- Gold price is consolidating weekly gains above $2,030 early Friday.
- US Dollar licks its wounds alongside the US Treasury bond yields after the dovish Fed pivot.
- Gold price remains exposed to upside risks amid favorable technicals.
Gold price is fluctuating between gains and losses while trading in a tight band above the $1,930 level early Friday, as buyers pause to digest this week’s positive developments heading toward the pre-Christmas lull next week.
Gold price set for weekly gain on Fed pivot
Even so, Gold price is on track to book a weekly advance, snapping the previous week’s sharp pullback from all-time highs of $2,144. The Asian side trend in the Gold price can be attributed to a pause in the US Dollar sell-off, as the US Treasury bond yields attempt a tepid bounce. The US Dollar also finds a floor, as the Asian stocks pare early gains, gearing up for the release of the preliminary PMI data from the US and the Eurozone, which will throw fresh insights into the state of the global economy.
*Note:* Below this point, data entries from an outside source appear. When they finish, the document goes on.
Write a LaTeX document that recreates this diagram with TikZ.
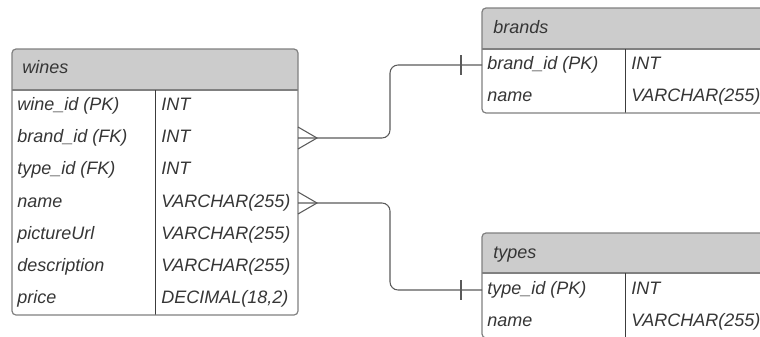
\documentclass[tikz,border=0pt]{standalone}
\usepackage{fontspec}
\setmainfont{Liberation Sans}
\begin{document}
\begin{tikzpicture}[x=0.75pt,y=-0.75pt]
  \definecolor{ink}{HTML}{363636}
  \definecolor{hdrfill}{HTML}{CCCCCC}
  \definecolor{frame}{HTML}{808080}
  \definecolor{divider}{HTML}{3C3C3C}
  \definecolor{linkcol}{HTML}{5A5A5A}
  \tikzset{
    cell/.style={anchor=west, inner sep=0pt, text=ink,
      font=\fontsize{13.5pt}{16pt}\selectfont\itshape,
      text height=10pt, text depth=4pt},
    tframe/.style={draw=frame, line width=0.9pt, rounded corners=3pt},
    hsep/.style={draw=frame, line width=0.9pt},
    csep/.style={draw=divider, line width=0.6pt},
    link/.style={draw=linkcol, line width=0.8pt},
    linkbend/.style={link, rounded corners=6pt},
  }
  \useasboundingbox (0,0) rectangle (760,336);
  \clip (0,0) rectangle (760,336);

  % ---------- table: wines ----------
  \fill[white, rounded corners=3pt] (12,49) rectangle (298,315);
  \fill[hdrfill] (12,90) [rounded corners=3pt] -- (12,49) -- (298,49) [sharp corners] -- (298,90) -- cycle;
  \draw[hsep] (12,90) -- (298,90);
  \draw[csep] (155,90) -- (155,315);
  \draw[tframe] (12,49) rectangle (298,315);
  \node[cell] (wh) at (22,69.5) {wines};
  \node[cell] (w1a) at (17,106) {wine\_id (PK)};
  \node[cell] (w1b) at (161,106) {INT};
  \node[cell] (w2a) at (17,138) {brand\_id (FK)};
  \node[cell] (w2b) at (161,138) {INT};
  \node[cell] (w3a) at (17,170) {type\_id (FK)};
  \node[cell] (w3b) at (161,170) {INT};
  \node[cell] (w4a) at (17,203) {name};
  \node[cell] (w4b) at (161,203) {VARCHAR(255)};
  \node[cell] (w5a) at (17,235) {pictureUrl};
  \node[cell] (w5b) at (161,235) {VARCHAR(255)};
  \node[cell] (w6a) at (17,267) {description};
  \node[cell] (w6b) at (161,267) {VARCHAR(255)};
  \node[cell] (w7a) at (17,299) {price};
  \node[cell] (w7b) at (161,299) {DECIMAL(18,2)};

  % ---------- table: brands ----------
  \fill[white, rounded corners=3pt] (482,8) rectangle (800,113);
  \fill[hdrfill] (482,49) [rounded corners=3pt] -- (482,8) -- (800,8) [sharp corners] -- (800,49) -- cycle;
  \draw[hsep] (482,49) -- (800,49);
  \draw[csep] (625,49) -- (625,113);
  \draw[tframe] (482,8) rectangle (800,113);
  \node[cell] (bh) at (493,29) {brands};
  \node[cell] (b1a) at (487,65) {brand\_id (PK)};
  \node[cell] (b1b) at (631,65) {INT};
  \node[cell] (b2a) at (487,97) {name};
  \node[cell] (b2b) at (631,97) {VARCHAR(255)};

  % ---------- table: types ----------
  \fill[white, rounded corners=3pt] (482,233) rectangle (800,338);
  \fill[hdrfill] (482,273) [rounded corners=3pt] -- (482,233) -- (800,233) [sharp corners] -- (800,273) -- cycle;
  \draw[hsep] (482,273) -- (800,273);
  \draw[csep] (625,273) -- (625,338);
  \draw[tframe] (482,233) rectangle (800,338);
  \node[cell] (th) at (493,254) {types};
  \node[cell] (t1a) at (487,290) {type\_id (PK)};
  \node[cell] (t1b) at (631,290) {INT};
  \node[cell] (t2a) at (487,322) {name};
  \node[cell] (t2b) at (631,322) {VARCHAR(255)};

  % ---------- relationship end points ----------
  \coordinate (wfkbrand) at (298,138);
  \coordinate (wfktype) at (298,203);
  \coordinate (bpk) at (482,65);
  \coordinate (tpk) at (482,290);
  \coordinate (elbow) at (390,0);

  % wines.brand_id  many ---- one  brands.brand_id
  \draw[linkbend] (wfkbrand) -- (wfkbrand -| elbow) -- (elbow |- bpk) -- (bpk);
  \draw[link] (wfkbrand) ++(0,-11) -- ++(19,11) -- ++(-19,11);
  \draw[link] (bpk) ++(-21,-10) -- ++(0,20);

  % wines.name  many ---- one  types.type_id
  \draw[linkbend] (wfktype) -- (wfktype -| elbow) -- (elbow |- tpk) -- (tpk);
  \draw[link] (wfktype) ++(0,-11) -- ++(19,11) -- ++(-19,11);
  \draw[link] (tpk) ++(-21,-10) -- ++(0,20);
\end{tikzpicture}
\end{document}
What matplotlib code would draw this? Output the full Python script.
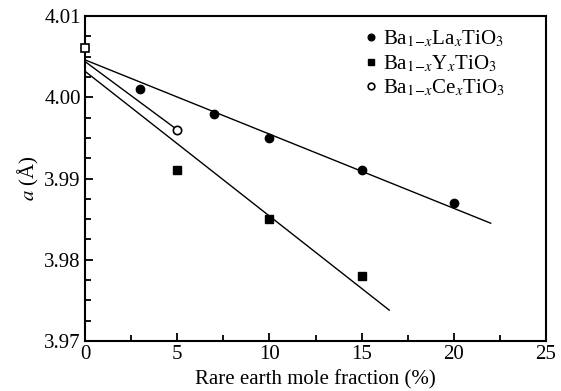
import matplotlib
matplotlib.use('Agg')
import matplotlib.pyplot as plt
from matplotlib.ticker import MultipleLocator, FormatStrFormatter

plt.rcParams['font.family'] = ['Liberation Serif', 'DejaVu Serif']
plt.rcParams['mathtext.fontset'] = 'stix'

# data
la_x = [3, 7, 10, 15, 20]
la_a = [4.001, 3.998, 3.995, 3.991, 3.987]
y_x = [5, 10, 15]
y_a = [3.991, 3.985, 3.978]
ce_x = [5]
ce_a = [3.996]
pure_x = [0]
pure_a = [4.006]

# fitted lines (end points)
la_fit_x = [0, 22]
la_fit_a = [4.0046, 3.9845]
y_fit_x = [0, 16.5]
y_fit_a = [4.0032, 3.9738]
ce_fit_x = [0, 5]
ce_fit_a = [4.0044, 3.996]

fig = plt.figure(figsize=(5.61, 3.91), dpi=100)
ax = fig.add_axes([85 / 561, 1 - 341 / 391, 461 / 561, 325 / 391])

ax.plot(la_fit_x, la_fit_a, color='black', lw=1)
ax.plot(y_fit_x, y_fit_a, color='black', lw=1)
ax.plot(ce_fit_x, ce_fit_a, color='black', lw=1)

ax.plot(la_x, la_a, 'o', color='black', ms=6, label=r'Ba$_{1\!-\!x}$La$_x$TiO$_3$')
ax.plot(y_x, y_a, 's', color='black', ms=6, label=r'Ba$_{1\!-\!x}$Y$_x$TiO$_3$')
ax.plot(ce_x, ce_a, 'o', mfc='white', mec='black', mew=1.2, ms=6,
        label=r'Ba$_{1\!-\!x}$Ce$_x$TiO$_3$', clip_on=False)
ax.plot(pure_x, pure_a, 's', mfc='white', mec='black', mew=1.2, ms=6, clip_on=False, zorder=5)

ax.set_xlim(0, 25)
ax.set_ylim(3.97, 4.01)
ax.xaxis.set_major_locator(MultipleLocator(5))
ax.xaxis.set_minor_locator(MultipleLocator(2.5))
ax.yaxis.set_major_locator(MultipleLocator(0.01))
ax.yaxis.set_minor_locator(MultipleLocator(0.0025))
ax.yaxis.set_major_formatter(FormatStrFormatter('%.2f'))

ax.tick_params(which='both', direction='in', top=False, right=False, labelsize=15, width=1.3)
ax.tick_params(which='major', length=6, pad=3)
ax.tick_params(which='minor', length=4)
for s in ax.spines.values():
    s.set_linewidth(1.5)

ax.set_xlabel('Rare earth mole fraction (%)', fontsize=15, labelpad=4)
ax.set_ylabel(r'$a$ (Å)', fontsize=15, labelpad=2)

ax.legend(loc='upper left', frameon=False, fontsize=15, handlelength=0.5,
          handletextpad=0.35, labelspacing=0.2, borderaxespad=0.0, borderpad=0.2,
          markerscale=0.8, bbox_to_anchor=(0.6, 0.975))

fig.savefig('out.png', dpi=100)
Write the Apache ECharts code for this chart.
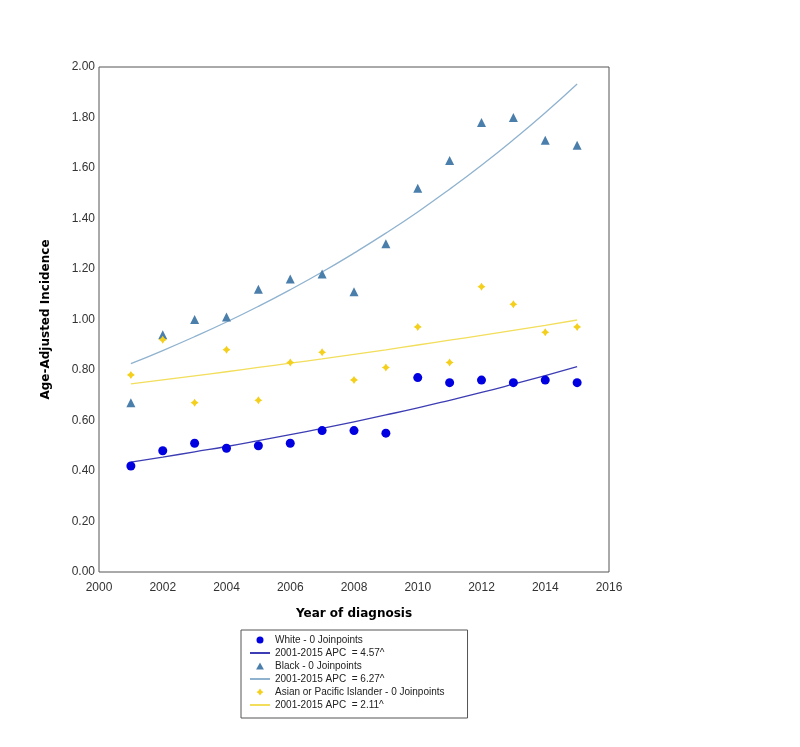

The US Dollar is licking its wounds, inflicted by the US Federal Reserve’s (Fed) dovish pivot, with Chair Jerome Powell affirming 2024 interest rate cut expectations. In contrast, the Bank of England (BoE) and the European Central Bank (ECB) on Thursday left the door ajar for further tightening while reinstating that rates will stay ‘higher for longer’.
The US Dollar suffered heavily on Thursday, as the monetary policy divergence between the Fed, the BoE and the ECB came to the fore. The Greenback found some respite from an unexpected rise in the US Retail Sales data and falling Jobless Claims. But the US Dollar reprieve emerged as temporary, as the dovish Fed outlook-led global risk-on rally smashed it’s once again, keeping Gold price elevated near eight-day highs of $2,048.
Looking ahead, the global PMI data will provide fresh trading impetus, as the end-of-the-week flows and profit-taking will likely remain in play, especially after a central banks-dominated volatile week draws to an end.
Gold price technical analysis: Daily chart
Having extended Wednesday’s recovery above the key $2,040-$2,050 supply zone, Gold price failed to find a foothold above the latter on a daily closing basis on Thursday.
With the 14-day Relative Strength Index (RSI) indicator, however, still holding above the midline, the bullish potential appears intact for Gold price so long as it defends the critical short-term 21-day Simple Moving Average (SMA, now at $2,015.
A sustained break below the latter will reopen floors toward a test of the $2,000 threshold, below which the 50-day SMA support at $1,980 will be back in play.
On the flip side, a daily close above the $2,040-$2,050 region is critical to unleashing additional Gold price recovery toward the $2,100 psychological level.